Но для Галича искренность всегда была первым условием творчества. Ею не обязательно восторгаться, к ней примешивалось странное, по нашим меркам, стремление не до конца считаться с истиной, даже инстинктивно ею пренебрегать, как будто от этого она станет не настолько печальной. Наверное, гнетущая атмосфера тех лет требовала веры хоть во что-то. Не в сияющее будущее, разумеется, просто в обыкновенную порядочность. Она должна была, она была обязана оказаться сильнее большой лжи, царившей вокруг.
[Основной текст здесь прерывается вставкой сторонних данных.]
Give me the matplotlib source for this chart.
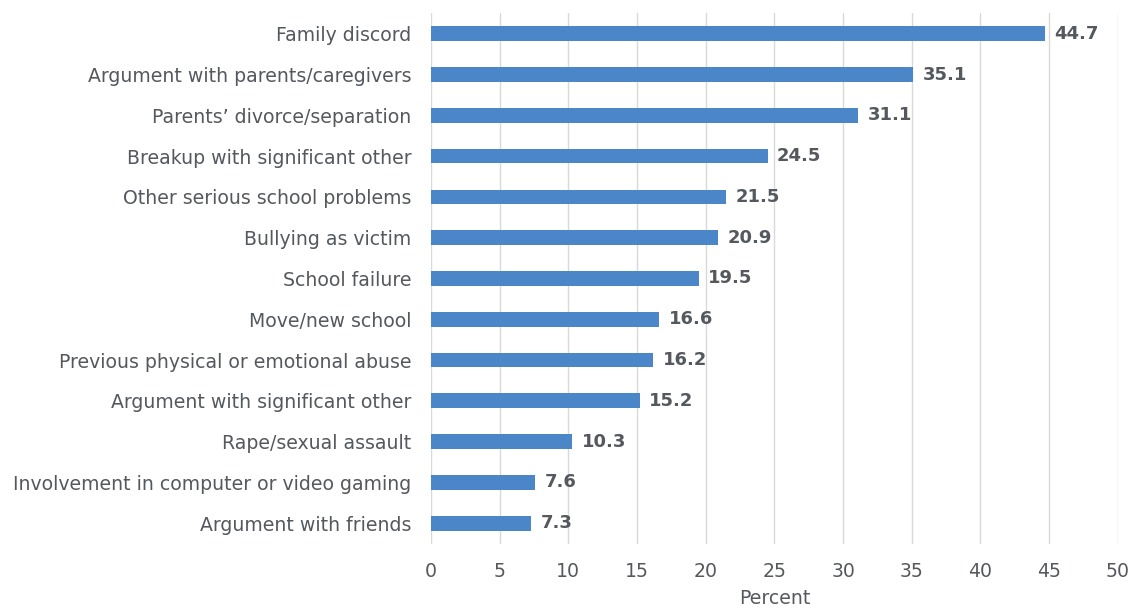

Потому что если и она капитулирует перед ложью, в самом деле останется только «сорваться и спиться к черту».

И вот эту искренность, которая кому-то может теперь показаться смешной, уполномоченные управлять искусством распознавали в пьесах Галича лучше нас с вами, оттого и ставили ему барьер за барьером. Отчего, например, был не разрешен к постановке «Август»? Ведь автор вроде бы заплатил требуемую дань соцреализму. Налицо положительный герой. Он работает в газете, отвечает за материалы, информирующие о подвигах ставропольских хлеборобов и прочих трудовых победах. Чего же еще?

Недреманное око углядело, однако, что герой не без изъяна. Разговаривает по-человечески, а не одними лозунгами. И вообще что-то не очень полыхает энтузиазмом. Да еще отправляется с незнакомыми девицами в «Арагви», а между прочим, семейный человек.